__Work to complete__. The line holding "plt.rcParams['mathtext.bf'] = 'Liberation" is the last one to output; start at the first line of the data, keep every line in between exactly, and leave out pictures.

__Information provided__.

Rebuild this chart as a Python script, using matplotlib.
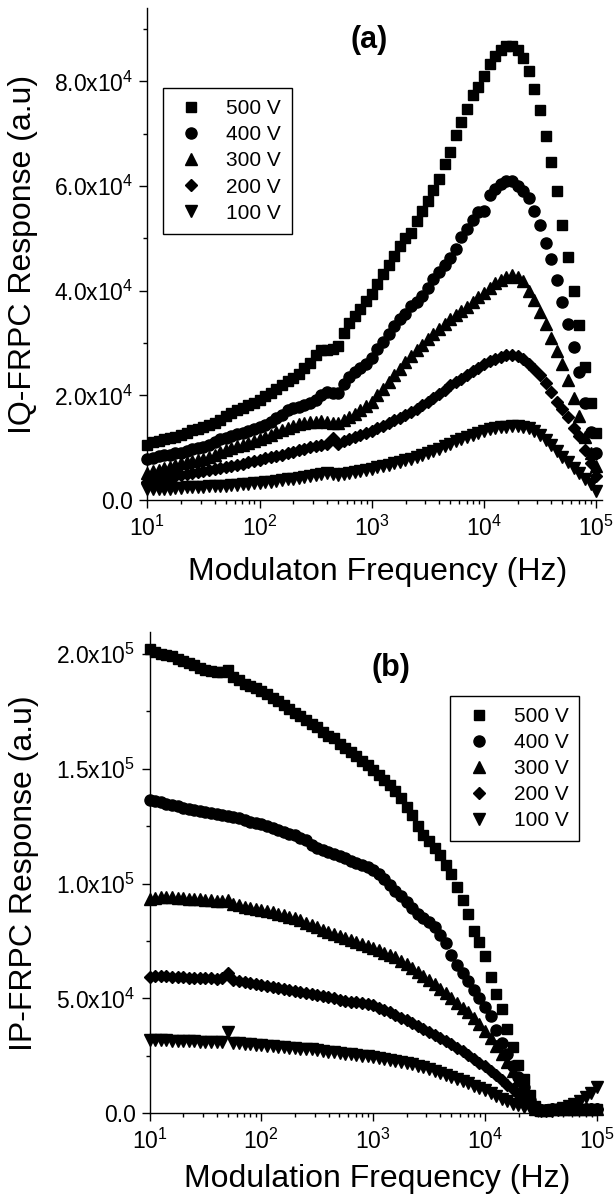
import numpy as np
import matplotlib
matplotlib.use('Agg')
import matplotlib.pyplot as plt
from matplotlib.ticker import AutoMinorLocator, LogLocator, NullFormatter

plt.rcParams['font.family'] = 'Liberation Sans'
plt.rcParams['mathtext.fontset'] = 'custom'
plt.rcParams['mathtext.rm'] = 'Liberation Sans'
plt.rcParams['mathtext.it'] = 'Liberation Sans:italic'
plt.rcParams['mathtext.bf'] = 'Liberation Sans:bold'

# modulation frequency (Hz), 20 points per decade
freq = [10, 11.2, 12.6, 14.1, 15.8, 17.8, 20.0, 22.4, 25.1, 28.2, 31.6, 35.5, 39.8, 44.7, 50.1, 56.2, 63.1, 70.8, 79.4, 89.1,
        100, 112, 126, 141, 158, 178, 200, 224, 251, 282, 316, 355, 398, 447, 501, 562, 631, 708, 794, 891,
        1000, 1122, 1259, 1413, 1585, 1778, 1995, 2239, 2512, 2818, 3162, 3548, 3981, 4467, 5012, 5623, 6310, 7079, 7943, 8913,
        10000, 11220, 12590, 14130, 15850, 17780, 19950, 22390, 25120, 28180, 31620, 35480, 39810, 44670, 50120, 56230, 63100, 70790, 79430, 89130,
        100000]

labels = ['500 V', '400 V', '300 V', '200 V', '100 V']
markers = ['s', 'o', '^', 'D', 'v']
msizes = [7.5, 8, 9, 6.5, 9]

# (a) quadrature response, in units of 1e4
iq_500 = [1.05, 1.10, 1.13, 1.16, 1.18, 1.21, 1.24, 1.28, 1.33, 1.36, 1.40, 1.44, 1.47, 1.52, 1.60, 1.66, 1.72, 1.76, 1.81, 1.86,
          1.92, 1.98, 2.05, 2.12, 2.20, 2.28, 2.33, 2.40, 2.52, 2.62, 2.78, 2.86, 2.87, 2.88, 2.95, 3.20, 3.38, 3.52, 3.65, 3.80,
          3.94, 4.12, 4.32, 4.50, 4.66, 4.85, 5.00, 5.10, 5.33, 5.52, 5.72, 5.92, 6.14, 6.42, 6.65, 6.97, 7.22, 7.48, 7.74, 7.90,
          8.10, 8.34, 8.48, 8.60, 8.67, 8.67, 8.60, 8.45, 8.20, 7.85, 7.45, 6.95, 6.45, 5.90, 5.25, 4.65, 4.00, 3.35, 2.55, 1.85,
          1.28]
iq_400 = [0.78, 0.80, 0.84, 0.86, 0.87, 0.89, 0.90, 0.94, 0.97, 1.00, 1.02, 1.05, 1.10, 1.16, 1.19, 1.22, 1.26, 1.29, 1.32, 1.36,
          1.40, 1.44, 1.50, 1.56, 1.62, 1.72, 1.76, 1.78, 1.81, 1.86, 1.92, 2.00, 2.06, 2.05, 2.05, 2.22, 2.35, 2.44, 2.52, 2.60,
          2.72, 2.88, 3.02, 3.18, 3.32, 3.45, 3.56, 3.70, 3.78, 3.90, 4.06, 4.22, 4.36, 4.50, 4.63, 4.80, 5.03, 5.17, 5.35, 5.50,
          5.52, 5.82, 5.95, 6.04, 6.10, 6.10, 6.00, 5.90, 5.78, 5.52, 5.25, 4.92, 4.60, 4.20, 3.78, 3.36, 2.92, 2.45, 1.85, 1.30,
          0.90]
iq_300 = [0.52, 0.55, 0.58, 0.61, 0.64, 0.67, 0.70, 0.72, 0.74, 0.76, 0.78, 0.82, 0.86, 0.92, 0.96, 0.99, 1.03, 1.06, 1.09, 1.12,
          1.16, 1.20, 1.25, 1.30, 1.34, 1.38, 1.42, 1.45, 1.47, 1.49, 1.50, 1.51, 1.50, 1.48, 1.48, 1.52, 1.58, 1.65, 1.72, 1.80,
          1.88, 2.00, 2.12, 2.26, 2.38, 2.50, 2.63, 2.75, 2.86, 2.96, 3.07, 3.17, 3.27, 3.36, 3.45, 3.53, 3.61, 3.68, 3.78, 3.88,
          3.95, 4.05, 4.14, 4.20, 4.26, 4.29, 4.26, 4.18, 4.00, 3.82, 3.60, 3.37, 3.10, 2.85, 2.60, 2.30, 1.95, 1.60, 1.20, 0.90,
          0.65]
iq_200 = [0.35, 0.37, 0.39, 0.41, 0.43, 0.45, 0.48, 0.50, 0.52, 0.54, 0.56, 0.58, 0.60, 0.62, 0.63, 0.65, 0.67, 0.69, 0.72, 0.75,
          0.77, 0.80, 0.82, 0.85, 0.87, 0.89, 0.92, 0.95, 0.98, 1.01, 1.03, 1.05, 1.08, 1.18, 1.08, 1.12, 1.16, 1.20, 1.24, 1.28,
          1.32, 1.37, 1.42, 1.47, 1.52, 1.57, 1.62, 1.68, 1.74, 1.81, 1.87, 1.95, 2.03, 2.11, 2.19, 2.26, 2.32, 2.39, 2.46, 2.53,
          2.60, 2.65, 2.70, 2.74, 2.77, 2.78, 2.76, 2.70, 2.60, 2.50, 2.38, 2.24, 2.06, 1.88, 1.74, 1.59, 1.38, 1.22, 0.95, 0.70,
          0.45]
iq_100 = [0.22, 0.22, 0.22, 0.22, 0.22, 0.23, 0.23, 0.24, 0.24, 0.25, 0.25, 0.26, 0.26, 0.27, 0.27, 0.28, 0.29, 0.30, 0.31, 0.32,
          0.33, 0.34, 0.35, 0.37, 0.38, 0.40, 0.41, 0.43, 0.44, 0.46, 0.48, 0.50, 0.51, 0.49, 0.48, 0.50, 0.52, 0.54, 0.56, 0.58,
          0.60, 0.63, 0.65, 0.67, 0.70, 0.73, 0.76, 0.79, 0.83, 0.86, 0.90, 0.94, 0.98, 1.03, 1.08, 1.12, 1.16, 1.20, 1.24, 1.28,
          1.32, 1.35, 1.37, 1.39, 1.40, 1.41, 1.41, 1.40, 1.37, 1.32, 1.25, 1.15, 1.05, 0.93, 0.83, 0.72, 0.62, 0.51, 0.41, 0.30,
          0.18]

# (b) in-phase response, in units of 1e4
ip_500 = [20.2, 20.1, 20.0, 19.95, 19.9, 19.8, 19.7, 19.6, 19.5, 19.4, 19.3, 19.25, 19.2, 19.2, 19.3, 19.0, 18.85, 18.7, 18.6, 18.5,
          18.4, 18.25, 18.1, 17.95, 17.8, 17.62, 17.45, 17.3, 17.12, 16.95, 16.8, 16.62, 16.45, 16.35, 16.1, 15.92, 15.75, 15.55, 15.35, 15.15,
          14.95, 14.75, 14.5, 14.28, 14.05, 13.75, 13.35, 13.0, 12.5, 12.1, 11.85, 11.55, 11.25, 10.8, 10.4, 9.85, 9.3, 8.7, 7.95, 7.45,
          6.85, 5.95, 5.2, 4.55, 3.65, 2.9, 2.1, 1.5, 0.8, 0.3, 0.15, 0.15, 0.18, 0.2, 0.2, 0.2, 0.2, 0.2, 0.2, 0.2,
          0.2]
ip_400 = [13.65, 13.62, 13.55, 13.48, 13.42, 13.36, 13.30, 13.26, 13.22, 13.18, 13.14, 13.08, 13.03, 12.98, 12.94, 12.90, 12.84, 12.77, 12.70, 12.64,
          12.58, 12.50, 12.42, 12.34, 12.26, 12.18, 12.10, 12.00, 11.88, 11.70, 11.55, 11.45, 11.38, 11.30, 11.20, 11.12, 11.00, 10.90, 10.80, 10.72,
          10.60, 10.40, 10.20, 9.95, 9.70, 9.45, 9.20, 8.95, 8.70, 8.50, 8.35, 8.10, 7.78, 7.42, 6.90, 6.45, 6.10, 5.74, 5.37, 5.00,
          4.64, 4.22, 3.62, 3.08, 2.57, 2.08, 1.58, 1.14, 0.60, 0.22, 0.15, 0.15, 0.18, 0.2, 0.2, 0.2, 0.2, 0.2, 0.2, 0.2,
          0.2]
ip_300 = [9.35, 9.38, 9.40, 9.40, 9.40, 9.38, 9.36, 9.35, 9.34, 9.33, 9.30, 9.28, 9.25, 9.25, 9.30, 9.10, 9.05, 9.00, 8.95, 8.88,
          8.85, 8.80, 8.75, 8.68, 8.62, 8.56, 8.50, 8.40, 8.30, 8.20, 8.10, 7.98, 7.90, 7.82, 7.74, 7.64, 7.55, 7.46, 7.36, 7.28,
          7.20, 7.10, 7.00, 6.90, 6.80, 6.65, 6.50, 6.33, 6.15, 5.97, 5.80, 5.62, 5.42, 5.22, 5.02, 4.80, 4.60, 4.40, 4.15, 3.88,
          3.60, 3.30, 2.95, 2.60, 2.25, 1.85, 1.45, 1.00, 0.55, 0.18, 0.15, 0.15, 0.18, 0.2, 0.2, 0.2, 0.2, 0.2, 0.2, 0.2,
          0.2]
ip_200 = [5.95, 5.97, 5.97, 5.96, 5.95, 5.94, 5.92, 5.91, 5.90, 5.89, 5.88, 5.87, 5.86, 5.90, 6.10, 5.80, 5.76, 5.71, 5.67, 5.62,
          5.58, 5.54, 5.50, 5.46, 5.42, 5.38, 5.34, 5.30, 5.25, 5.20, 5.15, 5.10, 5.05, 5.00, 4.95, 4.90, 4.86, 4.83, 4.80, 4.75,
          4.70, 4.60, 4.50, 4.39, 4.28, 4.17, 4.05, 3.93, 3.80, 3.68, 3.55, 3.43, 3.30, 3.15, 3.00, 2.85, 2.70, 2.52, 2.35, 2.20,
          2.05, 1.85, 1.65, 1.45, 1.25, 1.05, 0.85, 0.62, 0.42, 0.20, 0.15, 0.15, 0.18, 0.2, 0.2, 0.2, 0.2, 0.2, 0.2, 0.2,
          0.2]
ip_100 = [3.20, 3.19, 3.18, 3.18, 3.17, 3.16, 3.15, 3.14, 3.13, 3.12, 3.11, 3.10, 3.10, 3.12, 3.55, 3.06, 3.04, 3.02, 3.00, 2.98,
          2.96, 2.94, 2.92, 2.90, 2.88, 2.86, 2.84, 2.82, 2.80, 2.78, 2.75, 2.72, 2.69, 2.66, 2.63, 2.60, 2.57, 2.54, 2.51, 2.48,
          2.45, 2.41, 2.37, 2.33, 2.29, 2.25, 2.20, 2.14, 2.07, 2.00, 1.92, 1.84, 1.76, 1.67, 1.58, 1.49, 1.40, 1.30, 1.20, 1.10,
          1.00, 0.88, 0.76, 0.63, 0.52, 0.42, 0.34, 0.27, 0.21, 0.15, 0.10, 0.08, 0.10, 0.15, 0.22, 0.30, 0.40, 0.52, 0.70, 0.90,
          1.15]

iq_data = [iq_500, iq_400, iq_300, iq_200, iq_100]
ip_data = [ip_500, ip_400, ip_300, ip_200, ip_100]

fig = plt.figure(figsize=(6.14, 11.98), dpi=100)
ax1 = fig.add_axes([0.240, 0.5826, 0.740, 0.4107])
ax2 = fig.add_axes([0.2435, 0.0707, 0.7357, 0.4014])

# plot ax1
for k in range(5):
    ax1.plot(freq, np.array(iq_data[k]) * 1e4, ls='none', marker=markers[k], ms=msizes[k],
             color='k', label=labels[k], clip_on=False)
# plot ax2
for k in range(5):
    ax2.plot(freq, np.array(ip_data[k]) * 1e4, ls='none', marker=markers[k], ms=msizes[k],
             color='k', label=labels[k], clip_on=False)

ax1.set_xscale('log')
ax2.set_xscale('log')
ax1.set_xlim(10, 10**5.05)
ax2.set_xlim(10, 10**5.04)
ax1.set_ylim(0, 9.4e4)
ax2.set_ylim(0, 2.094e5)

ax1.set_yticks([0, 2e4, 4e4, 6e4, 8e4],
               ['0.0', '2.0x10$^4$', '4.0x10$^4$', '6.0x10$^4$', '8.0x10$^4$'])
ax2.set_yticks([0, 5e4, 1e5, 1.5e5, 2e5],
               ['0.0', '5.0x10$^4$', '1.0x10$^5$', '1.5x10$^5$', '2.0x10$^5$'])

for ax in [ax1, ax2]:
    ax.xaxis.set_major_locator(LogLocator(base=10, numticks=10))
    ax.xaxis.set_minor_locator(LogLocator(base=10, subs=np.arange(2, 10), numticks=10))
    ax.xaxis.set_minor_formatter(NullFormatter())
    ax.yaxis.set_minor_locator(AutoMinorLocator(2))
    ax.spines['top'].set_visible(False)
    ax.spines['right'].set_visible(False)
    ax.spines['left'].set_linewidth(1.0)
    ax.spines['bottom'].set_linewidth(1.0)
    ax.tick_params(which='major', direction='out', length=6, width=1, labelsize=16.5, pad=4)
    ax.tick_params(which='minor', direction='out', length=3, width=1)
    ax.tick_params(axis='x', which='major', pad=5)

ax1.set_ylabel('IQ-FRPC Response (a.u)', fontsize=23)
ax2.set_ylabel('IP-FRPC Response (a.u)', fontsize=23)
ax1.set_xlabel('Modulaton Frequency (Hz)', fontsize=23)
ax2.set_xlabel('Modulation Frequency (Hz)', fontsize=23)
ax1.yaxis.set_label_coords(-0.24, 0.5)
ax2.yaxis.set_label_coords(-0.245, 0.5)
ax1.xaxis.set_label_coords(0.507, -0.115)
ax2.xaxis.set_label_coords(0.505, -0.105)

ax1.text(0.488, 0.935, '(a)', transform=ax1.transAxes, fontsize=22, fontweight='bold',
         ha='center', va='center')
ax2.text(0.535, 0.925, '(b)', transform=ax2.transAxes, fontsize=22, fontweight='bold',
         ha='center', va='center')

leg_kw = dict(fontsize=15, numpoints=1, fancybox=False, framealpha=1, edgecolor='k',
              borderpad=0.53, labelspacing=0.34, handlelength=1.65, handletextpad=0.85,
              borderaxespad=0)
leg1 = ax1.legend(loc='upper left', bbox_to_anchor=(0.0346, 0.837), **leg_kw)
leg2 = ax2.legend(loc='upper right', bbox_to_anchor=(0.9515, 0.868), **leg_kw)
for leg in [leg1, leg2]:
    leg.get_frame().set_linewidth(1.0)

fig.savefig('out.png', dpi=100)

__Exercise response__.
Rebuild this chart as a Python script, using matplotlib.
import numpy as np
import matplotlib
matplotlib.use('Agg')
import matplotlib.pyplot as plt
from matplotlib.ticker import AutoMinorLocator, LogLocator, NullFormatter

plt.rcParams['font.family'] = 'Liberation Sans'
plt.rcParams['mathtext.fontset'] = 'custom'
plt.rcParams['mathtext.rm'] = 'Liberation Sans'
plt.rcParams['mathtext.it'] = 'Liberation Sans:italic'
plt.rcParams['mathtext.bf'] = 'Liberation Sans:bold'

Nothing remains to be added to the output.